■ **Problem statement**:
Pictures in the data below are not part of the copy; transcribe everything else exactly.

■ **Data lines**:
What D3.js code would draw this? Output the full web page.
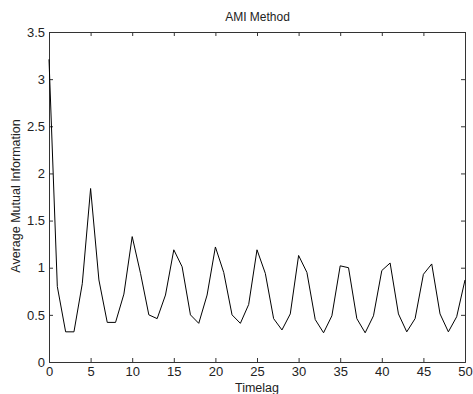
<!DOCTYPE html>
<html>
<head>
<meta charset="utf-8">
<script src="https://cdn.jsdelivr.net/npm/d3@7"></script>
<style>
  body { margin: 0; background: #fff; }
  text { font-family: "Liberation Sans", Arial, sans-serif; fill: #222; }
</style>
</head>
<body>
<svg width="473" height="394"></svg>
<script>
const lags = d3.range(0, 51);
const ami = [3.21, 0.80, 0.32, 0.32, 0.83, 1.84, 0.87, 0.42, 0.42, 0.72,
  1.33, 0.94, 0.50, 0.46, 0.71, 1.19, 1.01, 0.50, 0.41, 0.71,
  1.22, 0.95, 0.50, 0.41, 0.61, 1.19, 0.94, 0.46, 0.34, 0.51,
  1.13, 0.95, 0.45, 0.31, 0.49, 1.02, 1.00, 0.46, 0.31, 0.49,
  0.97, 1.05, 0.51, 0.32, 0.46, 0.93, 1.04, 0.51, 0.32, 0.48,
  0.87];
const xTicks = [0, 5, 10, 15, 20, 25, 30, 35, 40, 45, 50];
const yTicks = [0, 0.5, 1, 1.5, 2, 2.5, 3, 3.5];

const svg = d3.select('svg');
const margin = { top: 32, right: 8, bottom: 32, left: 49 };
const width = +svg.attr('width');
const height = +svg.attr('height');
const innerWidth = width - margin.left - margin.right;
const innerHeight = height - margin.top - margin.bottom;

const xScale = d3.scaleLinear().domain([0, 50]).range([0, innerWidth]);
const yScale = d3.scaleLinear().domain([0, 3.5]).range([innerHeight, 0]);

const g = svg.append('g')
  .attr('transform', `translate(${margin.left}, ${margin.top})`);

// inward ticks, matlab style
const xAxis = g.append('g')
  .attr('transform', `translate(0, ${innerHeight})`)
  .call(d3.axisBottom(xScale).tickValues(xTicks).tickSize(-4).tickPadding(5));
const xTop = g.append('g')
  .call(d3.axisTop(xScale).tickValues(xTicks).tickSize(-4).tickFormat(''));
const yAxis = g.append('g')
  .call(d3.axisLeft(yScale).tickValues(yTicks).tickSize(-4).tickPadding(4)
    .tickFormat(d3.format('')));
const yRight = g.append('g')
  .attr('transform', `translate(${innerWidth}, 0)`)
  .call(d3.axisRight(yScale).tickValues(yTicks).tickSize(-4).tickFormat(''));

[xAxis, xTop, yAxis, yRight].forEach(a => {
  a.selectAll('.domain').attr('stroke', '#333');
  a.selectAll('line').attr('stroke', '#333');
  a.selectAll('text').style('font-size', '13px').attr('fill', '#333');
});

const line = d3.line()
  .x((d, i) => xScale(lags[i]))
  .y(d => yScale(d));

g.append('path')
  .attr('d', line(ami))
  .attr('fill', 'none')
  .attr('stroke', '#000')
  .attr('stroke-width', 1);

svg.append('text')
  .attr('x', margin.left + innerWidth / 2 + 0.5)
  .attr('y', 21)
  .attr('text-anchor', 'middle')
  .style('font-size', '12px')
  .text('AMI Method');

svg.append('text')
  .attr('x', margin.left + innerWidth / 2)
  .attr('y', 392)
  .attr('text-anchor', 'middle')
  .style('font-size', '12.5px')
  .text('Timelag');

svg.append('text')
  .attr('transform', `translate(20, ${margin.top + innerHeight / 2 - 1}) rotate(-90)`)
  .attr('text-anchor', 'middle')
  .style('font-size', '12.5px')
  .text('Average Mutual Information');
</script>
</body>
</html>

■ **Worked answer**:
What D3.js code would draw this? Output the full web page.
<!DOCTYPE html>
<html>
<head>
<meta charset="utf-8">
<script src="https://cdn.jsdelivr.net/npm/d3@7"></script>
<style>
  body { margin: 0; background: #fff; }
  text { font-family: "Liberation Sans", Arial, sans-serif; fill: #222; }
</style>
</head>
<body>
<svg width="473" height="394"></svg>
<script>
const lags = d3.range(0, 51);
const ami = [3.21, 0.80, 0.32, 0.32, 0.83, 1.84, 0.87, 0.42, 0.42, 0.72,
  1.33, 0.94, 0.50, 0.46, 0.71, 1.19, 1.01, 0.50, 0.41, 0.71,
  1.22, 0.95, 0.50, 0.41, 0.61, 1.19, 0.94, 0.46, 0.34, 0.51,
  1.13, 0.95, 0.45, 0.31, 0.49, 1.02, 1.00, 0.46, 0.31, 0.49,
  0.97, 1.05, 0.51, 0.32, 0.46, 0.93, 1.04, 0.51, 0.32, 0.48,
  0.87];
const xTicks = [0, 5, 10, 15, 20, 25, 30, 35, 40, 45, 50];
const yTicks = [0, 0.5, 1, 1.5, 2, 2.5, 3, 3.5];

const svg = d3.select('svg');
const margin = { top: 32, right: 8, bottom: 32, left: 49 };
const width = +svg.attr('width');
const height = +svg.attr('height');
const innerWidth = width - margin.left - margin.right;
const innerHeight = height - margin.top - margin.bottom;

const xScale = d3.scaleLinear().domain([0, 50]).range([0, innerWidth]);
const yScale = d3.scaleLinear().domain([0, 3.5]).range([innerHeight, 0]);

const g = svg.append('g')
  .attr('transform', `translate(${margin.left}, ${margin.top})`);

// inward ticks, matlab style
const xAxis = g.append('g')
  .attr('transform', `translate(0, ${innerHeight})`)
  .call(d3.axisBottom(xScale).tickValues(xTicks).tickSize(-4).tickPadding(5));
const xTop = g.append('g')
  .call(d3.axisTop(xScale).tickValues(xTicks).tickSize(-4).tickFormat(''));
const yAxis = g.append('g')
  .call(d3.axisLeft(yScale).tickValues(yTicks).tickSize(-4).tickPadding(4)
    .tickFormat(d3.format('')));
const yRight = g.append('g')
  .attr('transform', `translate(${innerWidth}, 0)`)
  .call(d3.axisRight(yScale).tickValues(yTicks).tickSize(-4).tickFormat(''));

[xAxis, xTop, yAxis, yRight].forEach(a => {
  a.selectAll('.domain').attr('stroke', '#333');
  a.selectAll('line').attr('stroke', '#333');
  a.selectAll('text').style('font-size', '13px').attr('fill', '#333');
});

const line = d3.line()
  .x((d, i) => xScale(lags[i]))
  .y(d => yScale(d));

g.append('path')
  .attr('d', line(ami))
  .attr('fill', 'none')
  .attr('stroke', '#000')
  .attr('stroke-width', 1);

svg.append('text')
  .attr('x', margin.left + innerWidth / 2 + 0.5)
  .attr('y', 21)
  .attr('text-anchor', 'middle')
  .style('font-size', '12px')
  .text('AMI Method');

svg.append('text')
  .attr('x', margin.left + innerWidth / 2)
  .attr('y', 392)
  .attr('text-anchor', 'middle')
  .style('font-size', '12.5px')
  .text('Timelag');

svg.append('text')
  .attr('transform', `translate(20, ${margin.top + innerHeight / 2 - 1}) rotate(-90)`)
  .attr('text-anchor', 'middle')
  .style('font-size', '12.5px')
  .text('Average Mutual Information');
</script>
</body>
</html>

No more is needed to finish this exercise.